Stored data
____

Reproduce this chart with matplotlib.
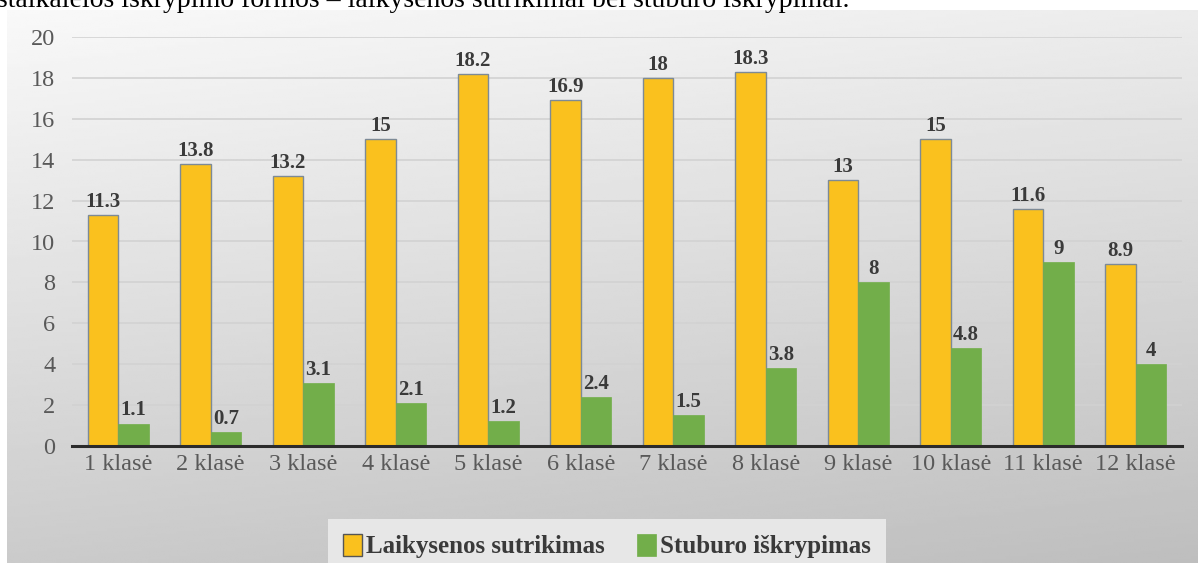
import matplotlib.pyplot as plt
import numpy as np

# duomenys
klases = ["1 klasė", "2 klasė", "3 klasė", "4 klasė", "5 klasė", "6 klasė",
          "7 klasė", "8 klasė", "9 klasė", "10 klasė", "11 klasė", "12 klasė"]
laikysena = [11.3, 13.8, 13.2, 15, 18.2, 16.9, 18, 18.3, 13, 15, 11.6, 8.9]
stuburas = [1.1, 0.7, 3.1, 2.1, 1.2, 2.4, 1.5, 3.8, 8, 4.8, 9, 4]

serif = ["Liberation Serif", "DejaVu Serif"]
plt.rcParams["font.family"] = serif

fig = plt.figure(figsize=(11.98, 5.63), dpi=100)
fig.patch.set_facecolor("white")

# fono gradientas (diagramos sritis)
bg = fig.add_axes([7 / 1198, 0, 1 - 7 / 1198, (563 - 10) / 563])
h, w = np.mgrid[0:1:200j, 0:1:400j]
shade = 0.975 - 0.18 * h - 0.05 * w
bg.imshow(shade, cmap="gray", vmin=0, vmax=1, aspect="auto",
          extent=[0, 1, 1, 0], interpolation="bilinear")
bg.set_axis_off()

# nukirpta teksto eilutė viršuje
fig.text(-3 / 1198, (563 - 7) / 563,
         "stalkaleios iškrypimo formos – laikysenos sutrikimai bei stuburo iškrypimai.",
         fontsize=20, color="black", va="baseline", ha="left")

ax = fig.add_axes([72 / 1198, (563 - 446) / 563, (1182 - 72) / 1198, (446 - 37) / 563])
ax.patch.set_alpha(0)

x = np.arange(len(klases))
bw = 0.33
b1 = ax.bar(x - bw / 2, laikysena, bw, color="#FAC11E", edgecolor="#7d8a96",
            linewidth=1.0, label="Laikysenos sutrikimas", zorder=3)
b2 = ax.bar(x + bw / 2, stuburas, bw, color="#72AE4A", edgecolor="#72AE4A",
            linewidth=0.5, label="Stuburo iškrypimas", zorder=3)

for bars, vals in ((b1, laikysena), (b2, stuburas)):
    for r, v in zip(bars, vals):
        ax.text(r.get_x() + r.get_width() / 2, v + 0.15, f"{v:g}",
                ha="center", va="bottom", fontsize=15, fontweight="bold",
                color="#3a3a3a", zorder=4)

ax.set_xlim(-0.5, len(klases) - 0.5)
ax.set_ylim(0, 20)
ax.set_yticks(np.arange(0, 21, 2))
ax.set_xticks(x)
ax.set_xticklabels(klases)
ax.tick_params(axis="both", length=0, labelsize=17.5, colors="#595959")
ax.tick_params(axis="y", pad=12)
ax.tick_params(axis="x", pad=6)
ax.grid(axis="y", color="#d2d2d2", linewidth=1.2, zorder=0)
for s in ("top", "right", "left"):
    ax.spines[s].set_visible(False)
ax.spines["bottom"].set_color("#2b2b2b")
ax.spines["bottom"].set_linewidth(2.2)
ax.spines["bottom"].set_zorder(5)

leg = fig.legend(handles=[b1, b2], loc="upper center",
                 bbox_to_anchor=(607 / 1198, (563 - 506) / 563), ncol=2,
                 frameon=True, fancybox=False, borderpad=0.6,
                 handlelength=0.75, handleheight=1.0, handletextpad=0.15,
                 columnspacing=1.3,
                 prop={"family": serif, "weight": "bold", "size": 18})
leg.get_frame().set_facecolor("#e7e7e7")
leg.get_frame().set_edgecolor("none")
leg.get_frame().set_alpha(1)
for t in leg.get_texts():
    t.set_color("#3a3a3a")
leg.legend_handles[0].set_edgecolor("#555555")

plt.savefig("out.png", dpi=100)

____

Short problem
Repeat the listing verbatim. Skip the pictures.

Problem solution
Reproduce this chart with matplotlib.
import matplotlib.pyplot as plt
import numpy as np

# duomenys
klases = ["1 klasė", "2 klasė", "3 klasė", "4 klasė", "5 klasė", "6 klasė",
          "7 klasė", "8 klasė", "9 klasė", "10 klasė", "11 klasė", "12 klasė"]
laikysena = [11.3, 13.8, 13.2, 15, 18.2, 16.9, 18, 18.3, 13, 15, 11.6, 8.9]
stuburas = [1.1, 0.7, 3.1, 2.1, 1.2, 2.4, 1.5, 3.8, 8, 4.8, 9, 4]

serif = ["Liberation Serif", "DejaVu Serif"]
plt.rcParams["font.family"] = serif

fig = plt.figure(figsize=(11.98, 5.63), dpi=100)
fig.patch.set_facecolor("white")

# fono gradientas (diagramos sritis)
bg = fig.add_axes([7 / 1198, 0, 1 - 7 / 1198, (563 - 10) / 563])
h, w = np.mgrid[0:1:200j, 0:1:400j]
shade = 0.975 - 0.18 * h - 0.05 * w
bg.imshow(shade, cmap="gray", vmin=0, vmax=1, aspect="auto",
          extent=[0, 1, 1, 0], interpolation="bilinear")
bg.set_axis_off()

# nukirpta teksto eilutė viršuje
fig.text(-3 / 1198, (563 - 7) / 563,
         "stalkaleios iškrypimo formos – laikysenos sutrikimai bei stuburo iškrypimai.",
         fontsize=20, color="black", va="baseline", ha="left")

ax = fig.add_axes([72 / 1198, (563 - 446) / 563, (1182 - 72) / 1198, (446 - 37) / 563])
ax.patch.set_alpha(0)

x = np.arange(len(klases))
bw = 0.33
b1 = ax.bar(x - bw / 2, laikysena, bw, color="#FAC11E", edgecolor="#7d8a96",
            linewidth=1.0, label="Laikysenos sutrikimas", zorder=3)
b2 = ax.bar(x + bw / 2, stuburas, bw, color="#72AE4A", edgecolor="#72AE4A",
            linewidth=0.5, label="Stuburo iškrypimas", zorder=3)

for bars, vals in ((b1, laikysena), (b2, stuburas)):
    for r, v in zip(bars, vals):
        ax.text(r.get_x() + r.get_width() / 2, v + 0.15, f"{v:g}",
                ha="center", va="bottom", fontsize=15, fontweight="bold",
                color="#3a3a3a", zorder=4)

ax.set_xlim(-0.5, len(klases) - 0.5)
ax.set_ylim(0, 20)
ax.set_yticks(np.arange(0, 21, 2))
ax.set_xticks(x)
ax.set_xticklabels(klases)
ax.tick_params(axis="both", length=0, labelsize=17.5, colors="#595959")
ax.tick_params(axis="y", pad=12)
ax.tick_params(axis="x", pad=6)
ax.grid(axis="y", color="#d2d2d2", linewidth=1.2, zorder=0)
for s in ("top", "right", "left"):
    ax.spines[s].set_visible(False)
ax.spines["bottom"].set_color("#2b2b2b")
ax.spines["bottom"].set_linewidth(2.2)
ax.spines["bottom"].set_zorder(5)

leg = fig.legend(handles=[b1, b2], loc="upper center",
                 bbox_to_anchor=(607 / 1198, (563 - 506) / 563), ncol=2,
                 frameon=True, fancybox=False, borderpad=0.6,
                 handlelength=0.75, handleheight=1.0, handletextpad=0.15,
                 columnspacing=1.3,
                 prop={"family": serif, "weight": "bold", "size": 18})
leg.get_frame().set_facecolor("#e7e7e7")
leg.get_frame().set_edgecolor("none")
leg.get_frame().set_alpha(1)
for t in leg.get_texts():
    t.set_color("#3a3a3a")
leg.legend_handles[0].set_edgecolor("#555555")

plt.savefig("out.png", dpi=100)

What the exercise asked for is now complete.